From the Daily Lectionary for Thursday in the Twenty-Second Week after Pentecost
Luke 13:18-30
He said therefore, “What is the kingdom of God like? And to what should I compare it? It is like a mustard seed that someone took and sowed in the garden; it grew and became a tree, and the birds of the air made nests in its branches.”
And again he said, “To what should I compare the kingdom of God? It is like yeast that a woman took and mixed in with three measures of flour until all of it was leavened.”
Jesus went through one town and village after another, teaching as he made his way to Jerusalem. Someone asked him, “Lord, will only a few be saved?” He said to them, “Strive to enter through the narrow door; for many, I tell you, will try to enter and will not be able. When once the owner of the house has got up and shut the door, and you begin to stand outside and to knock at the door, saying, ‘Lord, open to us,’ then in reply he will say to you, ‘I do not know where you come from.’ Then you will begin to say, ‘We ate and drank with you, and you taught in our streets.’ But he will say, ‘I do not know where you come from; go away from me, all you evildoers!’ There will be weeping and gnashing of teeth when you see Abraham and Isaac and Jacob and all the prophets in the kingdom of God, and you yourselves thrown out. Then people will come from east and west, from north and south, and will eat in the kingdom of God. Indeed, some are last who will be first, and some are first who will be last.”
These two parables speak of the unlikeliness of God’s kingdom. A mustard plant is an invasive weed; no one would plant it in a garden. And yet, it grows and provides shelter for the birds. Bread was rarely leavened. Yeast in most biblical literature is a symbol of corruption… a symbol of how falsehood and evil can exponentially infect the world (Jesus warns, “Beware the yeast of the Pharisees!”).
This is testimony to the awareness that ministry is unconventional, improvisational. It is our labor that is redemptive; here, the labor of the gardener and the labor of the baker are examples. Their labor is the thing. It is our labor for the greater good, in the face of convention, challenging the status quo, that brings salvation. Again, this is a reminder that following Jesus is counter-cultural. Also, we should not be surprised that our fellow laborers will not be who we expect them to be. They may not be the ones who have it all together, keep the rules, the upstanding among us. To follow Jesus makes strange bedfellows.
One of my dreams for All Saints is that we reflect that unlikely community. A community’s creativity, its imaginative sensibilities, I think, are directly proportional to its diversity. We are called to love the “other,” so the church should look like an assembly of “others.” If we look like “comfortable and polite society” (you know what I mean), that is to say, ”the first” of our world, then we’re not the church. We’re just playing at it. We need the “last” among us, not so much to rescue them, but to learn from them; to get a better view of what the world is really like; to hear the wisdom from a world which we’ve had the luxury to ignore; perhaps to gain some empathy from the world’s suffering.

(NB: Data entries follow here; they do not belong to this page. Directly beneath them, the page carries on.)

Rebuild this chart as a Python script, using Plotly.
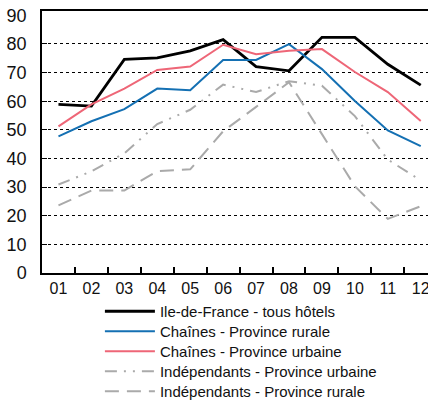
import plotly.graph_objects as go

months = ["01", "02", "03", "04", "05", "06", "07", "08", "09", "10", "11", "12"]
idf_tous = [58.9, 58.3, 74.6, 75.1, 77.6, 81.5, 72.1, 70.6, 82.3, 82.3, 72.9, 65.6]
chaines_rurale = [47.7, 53.0, 57.2, 64.4, 63.8, 74.4, 74.4, 79.9, 71.2, 60.1, 49.8, 44.3]
chaines_urbaine = [51.2, 58.9, 64.4, 70.9, 72.1, 79.7, 76.4, 77.6, 78.2, 70.2, 63.2, 53.1]
indep_urbaine = [30.9, 35.5, 41.8, 52.0, 57.0, 65.8, 63.2, 67.0, 65.4, 54.8, 39.6, 32.3]
indep_rurale = [23.6, 28.8, 28.8, 35.6, 36.2, 49.5, 58.0, 66.6, 48.5, 30.3, 18.9, 23.3]
y_ticks = [0, 10, 20, 30, 40, 50, 60, 70, 80, 90]
grid_vals = [10, 20, 30, 40, 50, 60, 70, 80]

FONT = "Liberation Sans, Arial, sans-serif"

series = [
    ("Ile-de-France - tous hôtels", idf_tous, "#000000", "solid", 2.8),
    ("Chaînes - Province rurale", chaines_rurale, "#1470b3", "solid", 2.0),
    ("Chaînes - Province urbaine", chaines_urbaine, "#ee6677", "solid", 2.0),
    ("Indépendants - Province urbaine", indep_urbaine, "#aaaaaa", "12px,7px,2px,7px,2px,7px", 2.0),
    ("Indépendants - Province rurale", indep_rurale, "#aaaaaa", "14px,8px", 2.0),
]

W, H = 428, 401
ML, MT, MB = 42, 11, 128
plot_h = H - MT - MB

fig = go.Figure()
legends = {}
for i, (name, vals, color, dash, w) in enumerate(series):
    key = "legend" if i == 0 else f"legend{i + 1}"
    fig.add_trace(go.Scatter(
        x=months, y=vals, name=name, mode="lines",
        line=dict(color=color, width=w, dash=dash),
        legend=key,
    ))
    row_y = 311.5 + 20 * i  # pixel row centre
    legends[key] = dict(
        x=0.15, xanchor="left",
        y=(H - MB - row_y) / plot_h, yanchor="middle",
        font=dict(family=FONT, size=15, color="#111111"),
        itemwidth=50, bgcolor="rgba(0,0,0,0)",
    )

# invisible trace on yaxis2 for dotted grid lines
fig.add_trace(go.Scatter(x=months, y=[None] * len(months), yaxis="y2",
                         showlegend=False, hoverinfo="skip"))

fig.update_layout(
    width=W, height=H,
    margin=dict(l=ML, r=0, t=MT, b=MB, autoexpand=False),
    paper_bgcolor="white", plot_bgcolor="white",
    font=dict(family=FONT, color="#111111"),
    showlegend=True,
    xaxis=dict(
        type="category", range=[-0.5, 11.22], automargin=False,
        showline=True, linecolor="black", linewidth=1.5, mirror=True,
        ticks="inside", tickson="boundaries", ticklen=6, tickcolor="black", tickwidth=1.5,
        showgrid=False, zeroline=False, ticklabeloverflow="allow",
        tickfont=dict(family=FONT, size=16, color="#111111"),
    ),
    yaxis=dict(
        range=[0, 91.5], tickvals=y_ticks, automargin=False,
        showline=True, linecolor="black", linewidth=1.5,
        showgrid=False, zeroline=False, ticks="",
        ticklabelstandoff=10,
        tickfont=dict(family=FONT, size=18, color="#111111"),
    ),
    yaxis2=dict(
        range=[0, 91.5], overlaying="y", side="left", automargin=False,
        tickvals=grid_vals, showticklabels=False,
        ticks="inside", ticklen=5, tickcolor="black", tickwidth=1,
        showgrid=True, gridcolor="black", gridwidth=1, griddash="dot",
        zeroline=False, showline=False,
    ),
    **legends,
)

fig.write_html(
    "out.html",
    config={"displayModeBar": False},
    post_script="document.body.style.margin='0';document.body.style.overflow='hidden';",
)
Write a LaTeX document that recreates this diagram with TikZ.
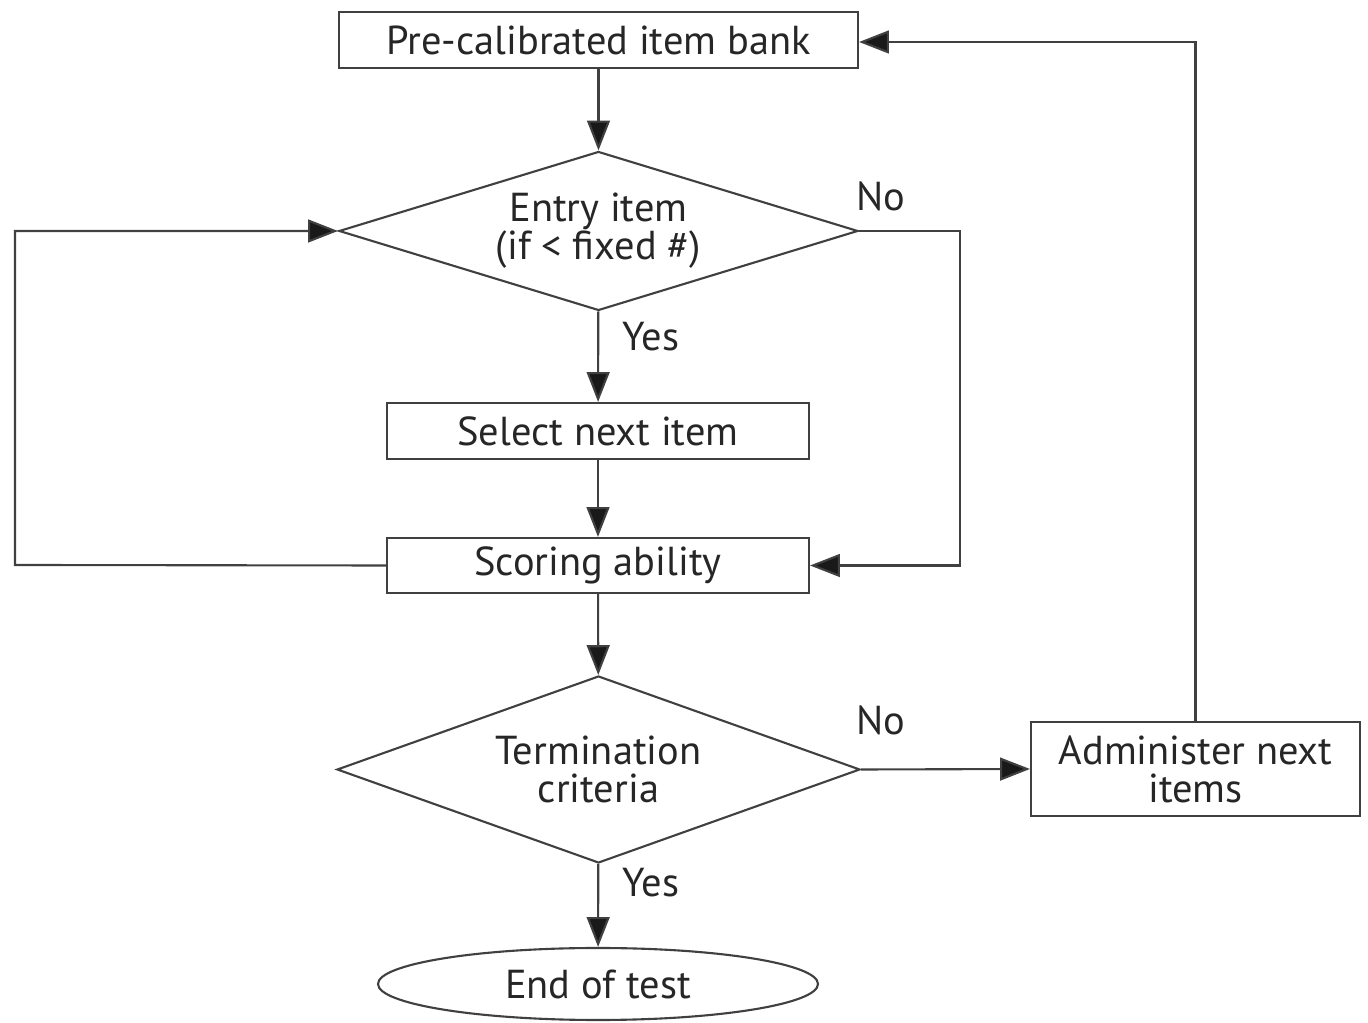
\documentclass[tikz,border=0pt]{standalone}
\usepackage{fontspec}
\setmainfont{PT Sans}
\usetikzlibrary{shapes.geometric,arrows.meta}
\tikzset{
 every node/.style={font=\fontsize{11.5}{10.8}\selectfont, text=black!85},
 flowline/.style={draw=black!75, line width=0.6pt},
 flowarrow/.style={flowline, -{Triangle[length=8.5pt,width=6.5pt,fill=black!90]}},
 procbox/.style={draw=black!75, line width=0.6pt, rectangle, inner sep=0pt},
 decision/.style={draw=black!75, line width=0.6pt, diamond, inner sep=0pt, align=center},
}
\begin{document}
\begin{tikzpicture}
 \useasboundingbox (0,0) rectangle (13.68,-10.23);
 %
 \node[procbox, minimum width=5.19cm, minimum height=0.56cm] (bank) at (5.985,-0.40) {Pre-calibrated item bank};
 \node[decision, aspect=3.26, minimum width=5.19cm, minimum height=1.59cm] (entry) at (5.985,-2.31) {Entry item\\(if < fixed \#)};
 \node[procbox, minimum width=4.22cm, minimum height=0.56cm] (select) at (5.98,-4.31) {Select next item};
 \node[procbox, minimum width=4.22cm, minimum height=0.55cm] (scoring) at (5.98,-5.655) {Scoring ability};
 \node[decision, aspect=2.8, minimum width=5.23cm, minimum height=1.87cm] (term) at (5.985,-7.695) {Termination\\criteria};
 \node[procbox, minimum width=3.29cm, minimum height=0.94cm, align=center] (admin) at (11.955,-7.69) {Administer next\\items};
 \node[ellipse, draw=black!75, line width=0.6pt, minimum width=4.40cm, minimum height=0.72cm, inner sep=0pt] (end) at (5.98,-9.84) {End of test};
 %
 \node (noone) at (8.81,-1.96) {No};
 \node (yesone) at (6.51,-3.37) {Yes};
 \node (notwo) at (8.81,-7.20) {No};
 \node (yestwo) at (6.51,-8.83) {Yes};
 %
 \coordinate (loopl) at (0.15,-5.65);
 \coordinate (loopr) at (9.60,-2.31);
 %
 \draw[flowarrow] (bank) -- (entry);
 \draw[flowarrow] (entry) -- (select);
 \draw[flowarrow] (select) -- (scoring);
 \draw[flowarrow] (scoring) -- (term);
 \draw[flowarrow] (term) -- (end);
 %
 \draw[flowarrow] (entry.east) -- (loopr) |- (scoring.east);
 \draw[flowarrow] (scoring.west) -- (loopl) |- (entry.west);
 %
 \draw[flowarrow] (term.east) -- (admin.west);
 \draw[flowarrow] (admin.north) |- ([yshift=-0.02cm]bank.east);
\end{tikzpicture}
\end{document}
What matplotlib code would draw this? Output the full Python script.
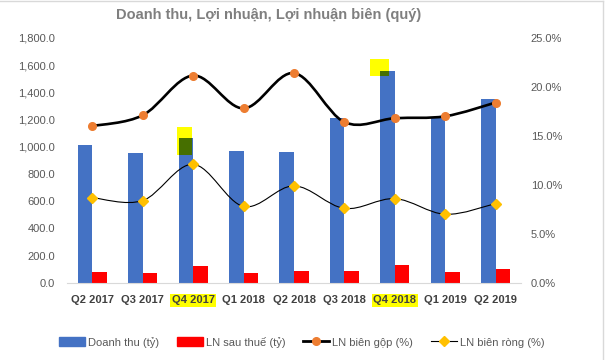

This is risky business, this weedy garden, this leavened bread. Such a community is unpredictable, unconventional, scorned by many. But it strikes me that God is at home in the mess of things, in unlikeliness. There is much more possibility in the mess than when we think we’ve got it all neat and tidy and figured out. In one of the prayers for the Easter Vigil, we call the church “that wonderful and sacred mystery.” Mystery defies convention, it is often disheveled, but is attuned to the Truth. I suppose I’m saying let’s be open to such a possibility, a people renewed with willing laborers… an unlikely new church for an unlikely new world.
A Prayer for the Church and the Transformation of the World (BCP p. 291)
O God of unchangeable power and eternal light: Look favorably on your whole Church, that wonderful and sacred mystery; by the effectual working of your providence, carry out in tranquility the plan of salvation; let the whole world see and know that things which were cast down are being raised up, and things which had grown old are being made new, and that all things are being brought to their perfection by him through whom all things were made, your Son Jesus Christ our Savior. Amen.